Well the theory of 'there is not such thing as a bad run takes a bit more of a bashing:
Yesterday I set forth for a short tempo run in the lashing rain. Apart from the very disappointing performance of my "lightweight rain jacket" which rapidly turned into a clingy sponge, the rain itself did not bother me over much, was quite good to keep me cool during my exertions in fact. But the run itself... O woe! I took a minute/km off my normal pace so was running 5.29/km. At first this was quite tough work trying to find some kind of heart/lungs compromise that would support this speed, but after the first couple of km it became sheer torture on legs. I felt like I was gargling napalm. I was instantly transported back to the early weeks of the programme when I was still a ponderous fatty wheezing along. By the time I got back on my 5k loop I had dropped to 5.40 and was still gaspng fire. This was a forcible reminder of a.) how little I like running fast(er) and b.) how much more I need to concentrate on my speedwork.
This morning, however, dawned bright and clear. A fairly grim pre-school/breakfast of everyone arfuing and shouting everyone else meat I was just in the right mood to go and clear my head on a trial run through the woods to Somerton. My trail route is quite technical - lots of elevation, lots of mud, lots of jumping over grnarled tree roots, charging up and down little gullies, so there is no question of going for speed per se, it is just pure exhilaration and enjoyment of the great outdoors, particularly when the weather is good, which today was perfect.

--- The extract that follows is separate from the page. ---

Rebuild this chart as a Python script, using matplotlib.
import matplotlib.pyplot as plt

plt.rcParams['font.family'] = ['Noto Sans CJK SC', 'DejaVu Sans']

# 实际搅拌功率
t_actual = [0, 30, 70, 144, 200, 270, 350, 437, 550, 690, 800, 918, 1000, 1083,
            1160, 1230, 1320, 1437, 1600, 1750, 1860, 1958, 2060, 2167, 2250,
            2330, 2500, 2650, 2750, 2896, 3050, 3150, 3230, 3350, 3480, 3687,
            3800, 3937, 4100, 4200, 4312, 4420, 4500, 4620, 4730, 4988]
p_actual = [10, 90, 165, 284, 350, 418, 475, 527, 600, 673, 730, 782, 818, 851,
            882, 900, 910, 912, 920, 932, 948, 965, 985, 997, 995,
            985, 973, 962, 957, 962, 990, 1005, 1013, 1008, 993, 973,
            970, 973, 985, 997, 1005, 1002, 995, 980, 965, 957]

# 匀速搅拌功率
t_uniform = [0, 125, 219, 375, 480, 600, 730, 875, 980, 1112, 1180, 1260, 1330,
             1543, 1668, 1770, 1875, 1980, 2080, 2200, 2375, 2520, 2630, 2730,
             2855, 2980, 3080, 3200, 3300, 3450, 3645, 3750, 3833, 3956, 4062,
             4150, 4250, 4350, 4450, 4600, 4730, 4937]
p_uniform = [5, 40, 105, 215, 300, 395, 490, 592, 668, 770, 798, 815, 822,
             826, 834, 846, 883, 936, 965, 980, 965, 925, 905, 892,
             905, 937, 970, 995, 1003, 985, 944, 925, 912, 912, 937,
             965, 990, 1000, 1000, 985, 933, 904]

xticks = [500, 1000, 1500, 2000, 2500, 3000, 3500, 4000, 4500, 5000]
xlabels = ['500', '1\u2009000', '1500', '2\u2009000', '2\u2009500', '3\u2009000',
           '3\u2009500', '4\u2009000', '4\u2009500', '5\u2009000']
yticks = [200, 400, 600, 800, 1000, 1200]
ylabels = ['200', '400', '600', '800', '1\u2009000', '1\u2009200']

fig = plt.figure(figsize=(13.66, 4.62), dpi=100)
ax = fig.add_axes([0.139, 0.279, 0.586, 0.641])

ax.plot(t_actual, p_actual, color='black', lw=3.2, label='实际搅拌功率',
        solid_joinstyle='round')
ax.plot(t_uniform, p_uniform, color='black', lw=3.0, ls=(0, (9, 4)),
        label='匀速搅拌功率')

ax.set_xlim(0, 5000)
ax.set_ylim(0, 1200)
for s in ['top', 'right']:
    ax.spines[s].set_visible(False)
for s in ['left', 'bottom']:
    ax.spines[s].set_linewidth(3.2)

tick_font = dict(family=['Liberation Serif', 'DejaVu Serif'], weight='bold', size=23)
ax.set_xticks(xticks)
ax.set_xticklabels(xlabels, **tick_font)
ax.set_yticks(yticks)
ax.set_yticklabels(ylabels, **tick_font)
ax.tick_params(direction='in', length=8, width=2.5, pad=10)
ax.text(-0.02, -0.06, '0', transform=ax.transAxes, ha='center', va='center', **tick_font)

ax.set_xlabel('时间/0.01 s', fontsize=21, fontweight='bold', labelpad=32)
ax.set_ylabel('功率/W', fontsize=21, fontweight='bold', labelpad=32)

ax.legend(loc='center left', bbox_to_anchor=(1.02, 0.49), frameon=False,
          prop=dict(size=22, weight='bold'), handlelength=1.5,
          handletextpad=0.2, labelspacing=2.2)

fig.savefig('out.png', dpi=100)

The run, alas, was not. Nothing went right at all. I couldn't settle into any kind of breathing rhythm for a good half an hour. I went over on my ankles half a dozen times and properly tripped and sent myself sprawling twice. I got brambles in my face, my feet soaked within the first km. Despite the glorious day and stunning views every now and then, there was not an ounce of "Hello birds, hello sky!" in me. I snarled at squirrels that darted across my path, and at one point, catching sight of some deer through the trees, promptly slipped in a pile of their poo. My Mojo had well and truly deserted me and I did not enjoy a singe moment of it. I forced myself to keep going, mainly out of sheer bloody mindedness and the knowledge that writing 'DNF' on my training calendar would only make my mood worse.

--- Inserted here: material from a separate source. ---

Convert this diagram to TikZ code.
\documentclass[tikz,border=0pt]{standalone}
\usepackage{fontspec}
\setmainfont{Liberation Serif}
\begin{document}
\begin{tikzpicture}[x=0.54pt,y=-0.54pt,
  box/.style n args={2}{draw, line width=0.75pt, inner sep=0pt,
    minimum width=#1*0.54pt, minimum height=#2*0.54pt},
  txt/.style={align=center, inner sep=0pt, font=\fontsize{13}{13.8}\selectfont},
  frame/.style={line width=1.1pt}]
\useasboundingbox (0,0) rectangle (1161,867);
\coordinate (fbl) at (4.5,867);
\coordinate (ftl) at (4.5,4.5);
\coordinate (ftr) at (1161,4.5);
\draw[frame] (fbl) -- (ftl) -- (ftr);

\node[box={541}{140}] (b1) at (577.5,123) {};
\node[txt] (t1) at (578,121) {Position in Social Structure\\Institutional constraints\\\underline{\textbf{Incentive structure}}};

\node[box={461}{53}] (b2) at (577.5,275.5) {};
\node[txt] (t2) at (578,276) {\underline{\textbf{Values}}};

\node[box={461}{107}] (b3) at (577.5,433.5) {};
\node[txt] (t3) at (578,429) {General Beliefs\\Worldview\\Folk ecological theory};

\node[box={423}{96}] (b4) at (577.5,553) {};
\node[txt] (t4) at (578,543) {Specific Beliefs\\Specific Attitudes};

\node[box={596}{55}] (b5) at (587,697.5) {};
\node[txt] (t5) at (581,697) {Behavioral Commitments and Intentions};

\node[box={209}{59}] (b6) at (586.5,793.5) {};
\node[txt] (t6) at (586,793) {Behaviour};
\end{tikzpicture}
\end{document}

When I got to the end of the trail, atop a huge drop overlooking the countryside towards Yeovil, the sun was bathing everything a golden autumnal glow and I stopped and had a rest for a minute or two, did some stretches and tried to feel less curmudgeonly. Without much success. The looming return run filled me with nothing but gloom, but being a couple of hills and 4 miles away from the car there wasn't much option. To cut a long and tedious story short(ish) the way back was more of the same if slower and more careful. By this time everything was hurting. My feet, ankles, my bad knee was shrieking, thighs burning etc etc. To my surprise, when I got back to the car, my time was a lot quicker than I had expected. And after a bit of stretching and some water I discovered all the aches and pains that had plagued me had disappeared - I suspect they were almost entirely psycho-somatic: I had decided I wa having a miserable run so my body pitched in to add to my wallowing.
Home again and fortified with a guacamole sandwich and coffee before heading out to work, I feel oddly deflated by the whole thing. Logically I know it makes no sense. I ran a good distance at a pretty decent pace over challenging terrain. I am getting my miles in for the week. I am not injured. Yet still I feel as gloomy as I did elated after Saturday's run.
It is a fickle mistress this running business.